Abstract

SummaryThis paper presents an improved reversed nested Miller compensation technique exploiting a single additional feed‐forward stage to obtain double pole‐zero cancellation and ideally single‐pole behavior, in a three‐stage Miller amplifier. The approach allows designing a three‐stage operational transconductance amplifier (OTA) with one dominant pole and two (ideally) mutually cancelling pole‐zero doublets. We demonstrate the robustness of the proposed cancellation technique, showing that it is not significantly influenced by process and temperature variations.

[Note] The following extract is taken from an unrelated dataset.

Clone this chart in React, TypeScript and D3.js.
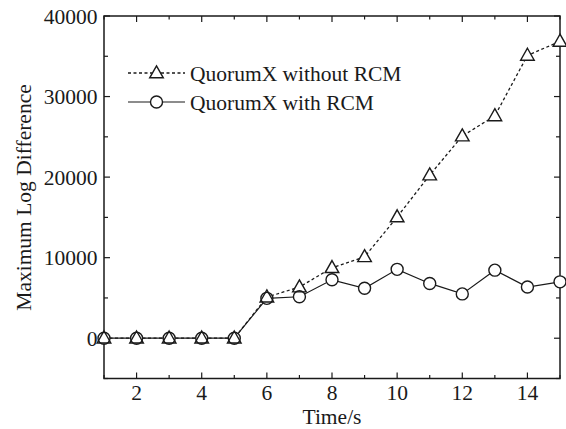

The proposed design equations allow setting the unity‐gain frequency of the amplifier and the complex poles' resonance frequency and quality factor. We introduce the notion of bandwidth efficiency to quantify the OTA performance with respect to a telescopic cascode OTA for given load capacitance and power consumption constraints and demonstrate analytically that the proposed approach allows a bandwidth efficiency that can ideally approach 100%. A CMOS implementation of the proposed compensation technique is provided, in which a current reuse scheme is used to reduce the total current consumption. The OTA has been designed using a 130‐nm CMOS process by STMicroelectronics and achieves a DC gain larger than 120 dB, with almost single‐pole frequency response. Monte Carlo simulations have been performed to show the robustness of the proposed approach to process, voltage, and temperature (PVT) variations and mismatches.